We are in agreement with the view of the Tribunal. Section 41(1) of the Act as discussed in the above three decisions would apply in a case where there has been remission or cessation of liability during the year under consideration subject to the conditions contained in the statute being fulfilled. Additionally, such cessation or remission has to be during the previous year relevant to the assessment year under consideration. In the present case, both elements are missing. There was nothing on record to suggest there was remission or cessation of liability that too during the previous year relevant to the assessment year 2007-08 which was the year under consideration. It is undoubtedly a curious case. Even the liability itself seems under serious doubt. The Assessing Officer undertook the exercise to verify the records of the so called creditors. Many of them were not found at all in the given address. Some of them stated that they had no dealing with the assessee.

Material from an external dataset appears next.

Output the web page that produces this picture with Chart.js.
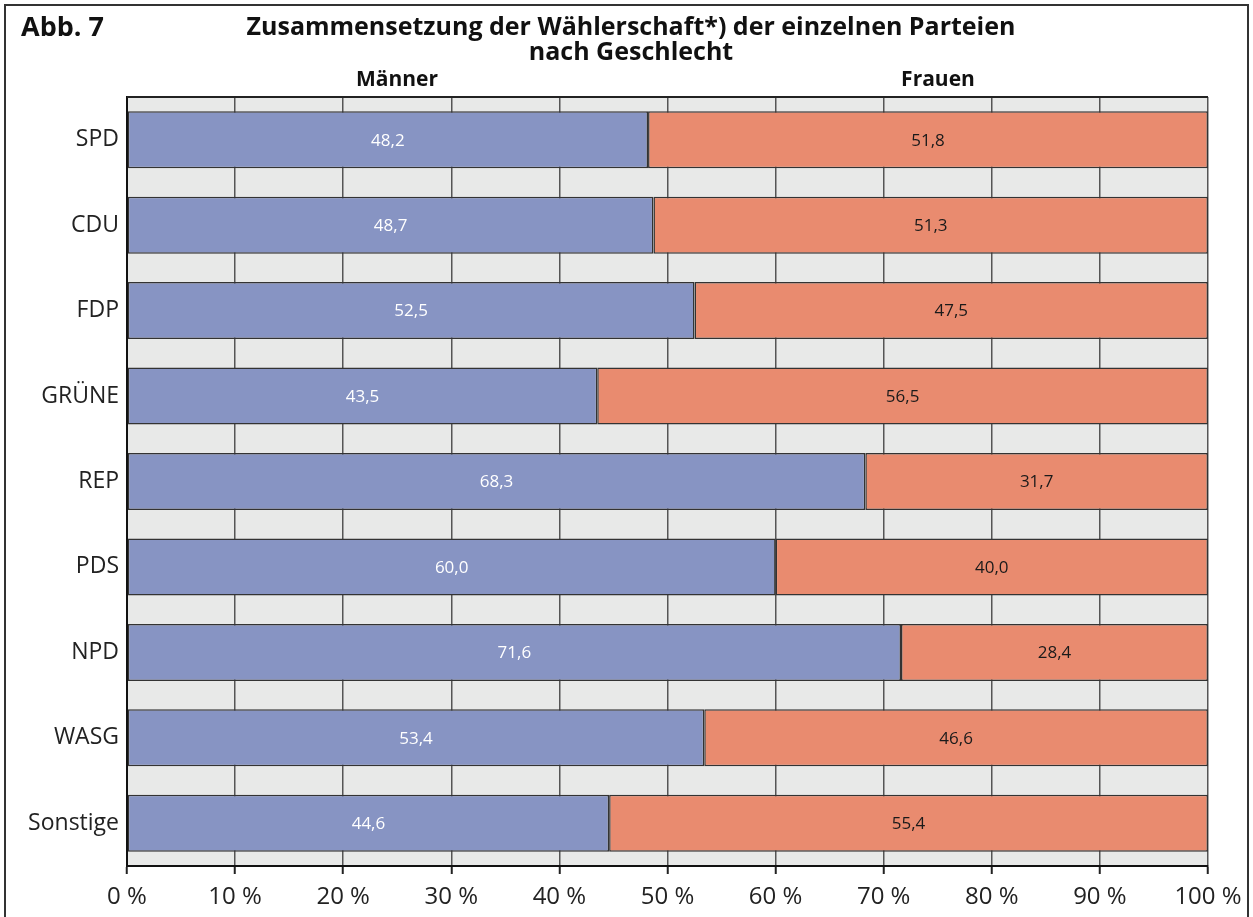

In one or two cases, the response was that they had no dealing with the assessee nor did they know him. Of course, these inquiries were made ex parte and in that view of the matter, the assessee would be allowed to contest such findings. Nevertheless, even if such facts were established through bi-parte inquiries, the liability as it stands perhaps holds that there was no cessation or remission of liability and that therefore, the amount in question cannot be added back as a deemed income under section 4 1(c) f the Act. This is one of the strange cases where even if the debt itself is found to be non-genuine from the very inception, at least in terms of section 41(1) of the Act there is no cure for it. Be that as it may, insofar as the orders of the Revenue authorities are concerned, the Tribunal not having made any error, this Tax Appeal is dismissed.